• EXERCISE: Transcribe all of the material below word for word and leave out its pictures.

• SUPPLIED MATERIAL:
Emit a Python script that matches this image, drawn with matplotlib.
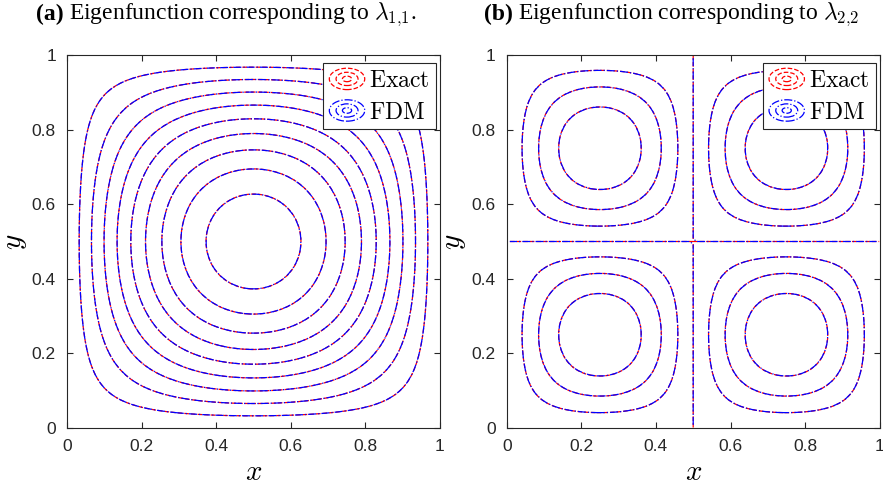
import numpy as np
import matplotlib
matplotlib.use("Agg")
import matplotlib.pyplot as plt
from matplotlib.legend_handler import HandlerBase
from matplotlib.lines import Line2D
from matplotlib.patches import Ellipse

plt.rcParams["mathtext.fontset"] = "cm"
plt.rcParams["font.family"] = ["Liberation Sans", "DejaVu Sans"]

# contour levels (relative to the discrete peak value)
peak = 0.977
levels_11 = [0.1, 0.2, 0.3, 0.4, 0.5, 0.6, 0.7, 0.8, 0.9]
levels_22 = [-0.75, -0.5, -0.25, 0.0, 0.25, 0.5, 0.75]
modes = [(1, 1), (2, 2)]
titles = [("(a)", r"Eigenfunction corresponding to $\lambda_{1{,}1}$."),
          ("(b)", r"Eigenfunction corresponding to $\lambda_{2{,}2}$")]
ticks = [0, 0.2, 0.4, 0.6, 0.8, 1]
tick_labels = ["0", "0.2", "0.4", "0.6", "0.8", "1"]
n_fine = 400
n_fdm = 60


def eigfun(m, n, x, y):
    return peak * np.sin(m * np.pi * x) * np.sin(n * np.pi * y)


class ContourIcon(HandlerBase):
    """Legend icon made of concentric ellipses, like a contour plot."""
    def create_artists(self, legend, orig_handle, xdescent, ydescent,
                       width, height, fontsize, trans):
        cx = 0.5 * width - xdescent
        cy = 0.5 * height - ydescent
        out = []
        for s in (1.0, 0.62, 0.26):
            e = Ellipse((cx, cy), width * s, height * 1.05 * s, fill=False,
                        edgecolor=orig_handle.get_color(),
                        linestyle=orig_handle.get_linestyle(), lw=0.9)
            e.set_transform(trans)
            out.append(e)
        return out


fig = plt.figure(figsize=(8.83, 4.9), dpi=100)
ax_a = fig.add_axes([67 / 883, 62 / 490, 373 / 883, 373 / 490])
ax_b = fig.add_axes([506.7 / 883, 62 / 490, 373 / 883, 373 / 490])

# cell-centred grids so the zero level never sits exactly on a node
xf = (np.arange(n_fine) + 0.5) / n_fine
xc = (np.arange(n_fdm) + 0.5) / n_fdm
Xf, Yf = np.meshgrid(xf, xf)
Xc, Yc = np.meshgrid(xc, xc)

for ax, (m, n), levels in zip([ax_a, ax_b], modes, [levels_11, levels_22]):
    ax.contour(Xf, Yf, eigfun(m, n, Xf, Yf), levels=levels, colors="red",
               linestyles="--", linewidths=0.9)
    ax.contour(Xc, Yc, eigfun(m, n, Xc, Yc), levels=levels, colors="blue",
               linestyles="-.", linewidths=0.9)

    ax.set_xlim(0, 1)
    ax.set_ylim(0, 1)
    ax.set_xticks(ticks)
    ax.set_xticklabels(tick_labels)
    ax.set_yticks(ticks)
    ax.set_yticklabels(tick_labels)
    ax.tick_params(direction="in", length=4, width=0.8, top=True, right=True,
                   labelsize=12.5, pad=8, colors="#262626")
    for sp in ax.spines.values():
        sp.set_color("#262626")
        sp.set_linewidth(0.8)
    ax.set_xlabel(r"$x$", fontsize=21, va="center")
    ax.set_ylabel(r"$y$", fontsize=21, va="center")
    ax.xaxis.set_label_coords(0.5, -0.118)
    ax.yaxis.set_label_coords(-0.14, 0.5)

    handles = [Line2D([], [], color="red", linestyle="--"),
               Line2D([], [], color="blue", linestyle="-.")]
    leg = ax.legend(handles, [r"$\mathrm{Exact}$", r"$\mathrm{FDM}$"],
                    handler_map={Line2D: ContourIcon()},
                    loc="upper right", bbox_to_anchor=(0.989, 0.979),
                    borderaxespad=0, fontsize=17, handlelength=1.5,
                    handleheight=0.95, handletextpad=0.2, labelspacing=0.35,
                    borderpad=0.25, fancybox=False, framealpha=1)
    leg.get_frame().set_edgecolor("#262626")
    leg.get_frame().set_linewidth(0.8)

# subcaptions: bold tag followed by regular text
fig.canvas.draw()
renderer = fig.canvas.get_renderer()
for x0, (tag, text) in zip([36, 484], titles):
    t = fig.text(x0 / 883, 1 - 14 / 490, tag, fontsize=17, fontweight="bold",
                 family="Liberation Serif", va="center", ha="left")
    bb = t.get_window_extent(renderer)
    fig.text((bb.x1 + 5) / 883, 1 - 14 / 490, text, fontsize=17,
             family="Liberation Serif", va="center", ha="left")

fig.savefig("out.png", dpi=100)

• WORKED SOLUTION:
Emit a Python script that matches this image, drawn with matplotlib.
import numpy as np
import matplotlib
matplotlib.use("Agg")
import matplotlib.pyplot as plt
from matplotlib.legend_handler import HandlerBase
from matplotlib.lines import Line2D
from matplotlib.patches import Ellipse

plt.rcParams["mathtext.fontset"] = "cm"
plt.rcParams["font.family"] = ["Liberation Sans", "DejaVu Sans"]

# contour levels (relative to the discrete peak value)
peak = 0.977
levels_11 = [0.1, 0.2, 0.3, 0.4, 0.5, 0.6, 0.7, 0.8, 0.9]
levels_22 = [-0.75, -0.5, -0.25, 0.0, 0.25, 0.5, 0.75]
modes = [(1, 1), (2, 2)]
titles = [("(a)", r"Eigenfunction corresponding to $\lambda_{1{,}1}$."),
          ("(b)", r"Eigenfunction corresponding to $\lambda_{2{,}2}$")]
ticks = [0, 0.2, 0.4, 0.6, 0.8, 1]
tick_labels = ["0", "0.2", "0.4", "0.6", "0.8", "1"]
n_fine = 400
n_fdm = 60


def eigfun(m, n, x, y):
    return peak * np.sin(m * np.pi * x) * np.sin(n * np.pi * y)


class ContourIcon(HandlerBase):
    """Legend icon made of concentric ellipses, like a contour plot."""
    def create_artists(self, legend, orig_handle, xdescent, ydescent,
                       width, height, fontsize, trans):
        cx = 0.5 * width - xdescent
        cy = 0.5 * height - ydescent
        out = []
        for s in (1.0, 0.62, 0.26):
            e = Ellipse((cx, cy), width * s, height * 1.05 * s, fill=False,
                        edgecolor=orig_handle.get_color(),
                        linestyle=orig_handle.get_linestyle(), lw=0.9)
            e.set_transform(trans)
            out.append(e)
        return out


fig = plt.figure(figsize=(8.83, 4.9), dpi=100)
ax_a = fig.add_axes([67 / 883, 62 / 490, 373 / 883, 373 / 490])
ax_b = fig.add_axes([506.7 / 883, 62 / 490, 373 / 883, 373 / 490])

# cell-centred grids so the zero level never sits exactly on a node
xf = (np.arange(n_fine) + 0.5) / n_fine
xc = (np.arange(n_fdm) + 0.5) / n_fdm
Xf, Yf = np.meshgrid(xf, xf)
Xc, Yc = np.meshgrid(xc, xc)

for ax, (m, n), levels in zip([ax_a, ax_b], modes, [levels_11, levels_22]):
    ax.contour(Xf, Yf, eigfun(m, n, Xf, Yf), levels=levels, colors="red",
               linestyles="--", linewidths=0.9)
    ax.contour(Xc, Yc, eigfun(m, n, Xc, Yc), levels=levels, colors="blue",
               linestyles="-.", linewidths=0.9)

    ax.set_xlim(0, 1)
    ax.set_ylim(0, 1)
    ax.set_xticks(ticks)
    ax.set_xticklabels(tick_labels)
    ax.set_yticks(ticks)
    ax.set_yticklabels(tick_labels)
    ax.tick_params(direction="in", length=4, width=0.8, top=True, right=True,
                   labelsize=12.5, pad=8, colors="#262626")
    for sp in ax.spines.values():
        sp.set_color("#262626")
        sp.set_linewidth(0.8)
    ax.set_xlabel(r"$x$", fontsize=21, va="center")
    ax.set_ylabel(r"$y$", fontsize=21, va="center")
    ax.xaxis.set_label_coords(0.5, -0.118)
    ax.yaxis.set_label_coords(-0.14, 0.5)

    handles = [Line2D([], [], color="red", linestyle="--"),
               Line2D([], [], color="blue", linestyle="-.")]
    leg = ax.legend(handles, [r"$\mathrm{Exact}$", r"$\mathrm{FDM}$"],
                    handler_map={Line2D: ContourIcon()},
                    loc="upper right", bbox_to_anchor=(0.989, 0.979),
                    borderaxespad=0, fontsize=17, handlelength=1.5,
                    handleheight=0.95, handletextpad=0.2, labelspacing=0.35,
                    borderpad=0.25, fancybox=False, framealpha=1)
    leg.get_frame().set_edgecolor("#262626")
    leg.get_frame().set_linewidth(0.8)

# subcaptions: bold tag followed by regular text
fig.canvas.draw()
renderer = fig.canvas.get_renderer()
for x0, (tag, text) in zip([36, 484], titles):
    t = fig.text(x0 / 883, 1 - 14 / 490, tag, fontsize=17, fontweight="bold",
                 family="Liberation Serif", va="center", ha="left")
    bb = t.get_window_extent(renderer)
    fig.text((bb.x1 + 5) / 883, 1 - 14 / 490, text, fontsize=17,
             family="Liberation Serif", va="center", ha="left")

fig.savefig("out.png", dpi=100)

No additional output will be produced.